4. Environmental Impact of Manufacturing
The environmental impact of lithium-ion battery manufacturing is another concern. The mining of lithium, cobalt, and nickel requires significant energy and water resources, and the production process emits greenhouse gases. Although lithium-ion batteries have a lower environmental impact than fossil fuels, the manufacturing phase still contributes to carbon emissions.
To reduce the carbon footprint of battery production, companies are exploring cleaner manufacturing processes, such as using renewable energy in factories and improving production energy efficiency. Additionally, innovations in battery recycling and material recovery could help reduce the environmental impact of raw material extraction.
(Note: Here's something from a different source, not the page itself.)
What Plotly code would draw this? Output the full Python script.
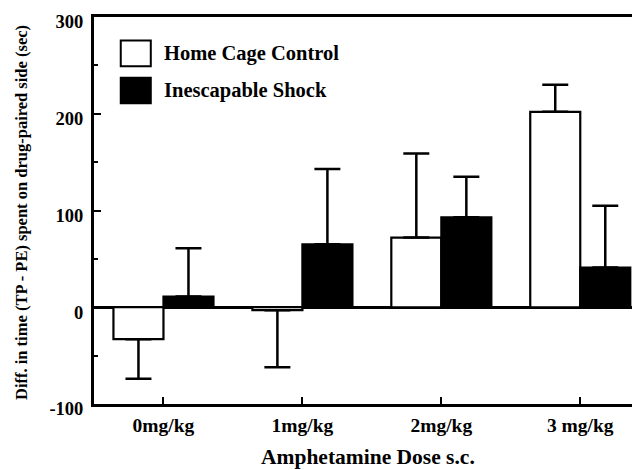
import plotly.graph_objects as go

doses = ["0mg/kg", "1mg/kg", "2mg/kg", "3 mg/kg"]
series_names = ["Home Cage Control", "Inescapable Shock"]
home_mean = [-33, -3, 72, 202]
home_err_plus = [0, 0, 87, 28]
home_err_minus = [41, 59, 0, 0]
shock_mean = [11, 65, 93, 41]
shock_err_plus = [50, 78, 42, 64]
shock_err_minus = [0, 0, 0, 0]
y_tick_vals = [-100, 0, 100, 200, 300]
y_tick_text = ["-100", "0", "100", "200", "300"]
x_title = "Amphetamine Dose s.c."
y_title = "Diff. in time (TP - PE) spent on drug-paired side (sec)"

FONT = "Liberation Serif, Times New Roman, serif"

fig = go.Figure()
fig.add_trace(go.Bar(
    x=doses, y=home_mean, name=series_names[0],
    marker=dict(color="white", line=dict(color="black", width=2.2)),
    error_y=dict(type="data", symmetric=False, array=home_err_plus,
                 arrayminus=home_err_minus, color="black", thickness=2.5, width=13),
    showlegend=False,
))
fig.add_trace(go.Bar(
    x=doses, y=shock_mean, name=series_names[1],
    marker=dict(color="black", line=dict(color="black", width=2.2)),
    error_y=dict(type="data", symmetric=False, array=shock_err_plus,
                 arrayminus=shock_err_minus, color="black", thickness=2.5, width=13),
    showlegend=False,
))

# manual legend
legend_rows = [(0.906, "white"), (0.810, "black")]
for (yc, fill), name in zip(legend_rows, series_names):
    fig.add_shape(type="rect", xref="paper", yref="paper",
                  x0=0.049, x1=0.104, y0=yc - 0.033, y1=yc + 0.033,
                  fillcolor=fill, line=dict(color="black", width=2))
    fig.add_annotation(xref="paper", yref="paper", x=0.1245, y=yc,
                       xanchor="left", yanchor="middle", text=name, showarrow=False,
                       font=dict(family=FONT, size=20.5, color="black", weight="bold"))

# axis titles
fig.add_annotation(xref="paper", yref="paper", x=(368 - 94) / 546, y=(404 - 457) / 387,
                   xanchor="center", yanchor="middle", text=x_title, showarrow=False,
                   font=dict(family=FONT, size=21.5, color="black", weight="bold"))
fig.add_annotation(xref="paper", yref="paper", x=(21 - 94) / 546, y=(404 - 213) / 387,
                   xanchor="center", yanchor="middle", text=y_title, showarrow=False,
                   textangle=-90,
                   font=dict(family=FONT, size=16.5, color="black", weight="bold"))

# page body adds an 8px offset; figure sized so the plot area lands where the reference has it
fig.update_layout(
    width=632, height=462,
    margin=dict(l=86, r=0, t=9, b=66, pad=0),
    plot_bgcolor="white", paper_bgcolor="white",
    barmode="group", bargap=0.28, bargroupgap=0,
    font=dict(family=FONT, color="black"),
)
fig.update_xaxes(
    range=[-0.5, 3.43], showline=True, linecolor="black", linewidth=3, mirror=True,
    ticks="inside", ticklen=7, tickwidth=2, tickcolor="black",
    showgrid=False, zeroline=False, automargin=False,
    ticklabelstandoff=2,
    tickfont=dict(family=FONT, size=19.5, color="black", weight="bold"),
)
fig.update_yaxes(
    range=[-100, 300], showline=True, linecolor="black", linewidth=3, mirror=False,
    tickvals=y_tick_vals, ticktext=y_tick_text,
    ticks="inside", ticklen=7, tickwidth=2, tickcolor="black",
    minor=dict(dtick=50, ticks="inside", ticklen=4, tickwidth=1.5, tickcolor="black", showgrid=False),
    showgrid=False, zeroline=True, zerolinecolor="black", zerolinewidth=3,
    automargin=False, ticklabelshift=5, ticklabelstandoff=4,
    tickfont=dict(family=FONT, size=18.5, color="black", weight="bold"),
)

fig.write_html("out.html")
Current Lithium-Ion Technology
Lithium-ion batteries currently use insertion-compound cathodes and anodes with organic liquid electrolytes. Graphite, with its high energy density and stability, has dominated as the anode material for over 25 years. Despite the stable formation of a solid electrolyte interphase (SEI) layer on graphite, challenges like lithium dendrite formation and safety concerns persist, especially with fast charging and low temperatures.
Li4Ti5O12, an alternative anode material, offers longer cycle life but significantly reduces energy density. It is mainly used in grid storage applications.
For cathodes, there are three primary types: layered LiMO2 (M = Mn, Co, Ni), spinel LiMn2O4, and olivine LiFePO4. Layered cathodes provide the highest capacity but suffer from structural instability. Spinel and olivine structures offer stability but lower energy densities. The industry often uses combinations like LiNi1/3Mn1/3Co1/3O2 (NMC-333) to balance the advantages and drawbacks of each metal.
Increasing Energy Density and Charge-Storage Capacity
Efforts to increase the energy density of lithium-ion batteries focus on raising the operating voltage of cathodes. However, the electrolyte’s instability with high-voltage cathodes limits progress. To overcome this, researchers are exploring cathode materials with higher operating voltages, such as spinel LiMn1.5Ni0.5O4 and olivine LiCoPO4.
Increasing the charge-storage capacity involves using conversion-reaction electrodes, which offer up to ten times the capacity of insertion-reaction electrodes. However, practical challenges remain with these materials, including issues with reversibility and efficiency.
Conclusion
Lithium-ion batteries are actively revolutionizing industries, including portable electronics, electric vehicles, and energy storage. Despite persistent challenges related to resource scarcity, recycling, safety, and environmental impact, innovators are actively driving significant advancements in technology and manufacturing.
Researchers are actively developing innovations like solid-state batteries, improved recycling processes, and cost reductions, which will help drive the widespread adoption of lithium-ion batteries. These advancements are actively supporting the transition to renewable energy and sustainable transportation. As innovators continue to address the remaining obstacles, the future of lithium-ion batteries remains bright, holding immense promise for a more sustainable tomorrow.